Chris Coughlin, technical product manager – CCTV, intruder and monitoring for STANLEY Security explains the benefits of CCTV monitoring centres for your garden centre
There are a number of reasons why you might have CCTV installed on your premises, including as a crime deterrent and for crime prevention, to provide evidence after an event, for health and safety and to aid in business processes. Monitoring your CCTV system makes the best use of it. Employing security guards to perform this function out of hours has been the traditional approach, but is expensive. So, what’s the alternative?
CCTV monitoring centres explained
Using a dedicated professional security monitoring centre provides you with the technology, experience and resources to monitor your CCTV when you need it, but remotely.
Rather than having security guards sat in front of a video wall looking for potential issues on site, modern day CCTV monitoring is driven by schedules and alarms making it efficient and effective.
Alarms can be generated through a range of devices, including CCTV, but also from other security systems and even environmental devices to detect temperatures and flooding. Furthermore, many CCTV cameras come with in-built analytics that broaden the use of CCTV and there are also specific types of cameras that drive alarms, such as thermal, people counting and facial recognition.
You can also define schedules, where the monitoring centre will check a single or series of cameras (providing ‘remote guard tours’, which is a virtual version of a security guard patrol) at a pre-defined frequency, looking for anything out of the ordinary, such as vandalism, doors left open and equipment/stock left in wrong locations.
Weighing up the costs
Manned guarding can cost anywhere between £11 – £15 an hour, with most companies requiring you to have a minimum of eight-hour shifts. This would cost you from £88 per day for an eight-hour shift, or £264 for 24 hours.

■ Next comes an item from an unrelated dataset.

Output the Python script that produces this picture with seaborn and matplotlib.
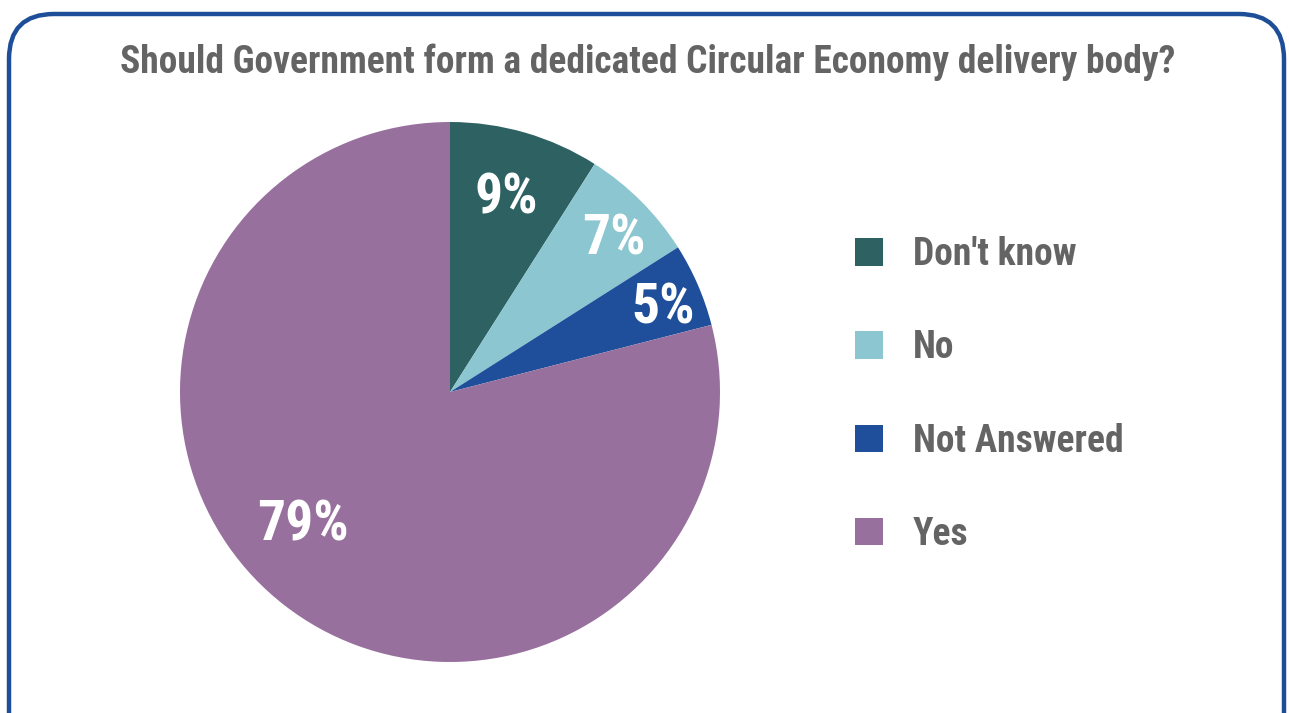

These costs mount up quickly. If you were to have a single security guard on duty overnight, doing eight-hour shifts, seven days a week, then you are looking at £32,032 per year minimum. If you then wanted to extend that coverage to include round the clock cover over the weekend, then the cost jumps to at least £50,336 per year.
How does that compare to a third-party CCTV monitoring centre service?
There are two main types of monitoring service, which come at different costs:
- A visually verified service, where all activity is driven by an external device, such as an intruder alarm, which can cost from £250 – £600 per year.
- A camera activated service, costing anywhere from £600 to £3,000 per year. The price is driven by the size of system, type of analytics used and volume of activations, hence the wide difference.
As activities are either done on a schedule, or are driven by an alarm, you’re only paying for when there’s work being conducted, making it a very productive and cost-effective solution.
Delivering a response
One of the reasons many organisations continue to employ security guards on site is that they can respond swiftly to alarms and events.
However, a more cost-effective approach is to combine the ‘audio challenge’ service supplied by remote monitoring stations with a third-party key holding and alarm response specialist service (which costs up to £100 a month). This solution allows you to literally ‘challenge’ an intruder as to why they are there. If the event needs to be escalated then the monitoring centre can either call the police if a criminal activity is being conducted or can alert a specialist security company to attend on your behalf. This gives you the best of both worlds: feet on ground when you really need them and only paying a fraction of the price of employing on site security guards.
Using a CCTV monitoring centre used to come at a high cost but in recent years has become more accessible and is now certainly a strong alternative to traditional manned guarding.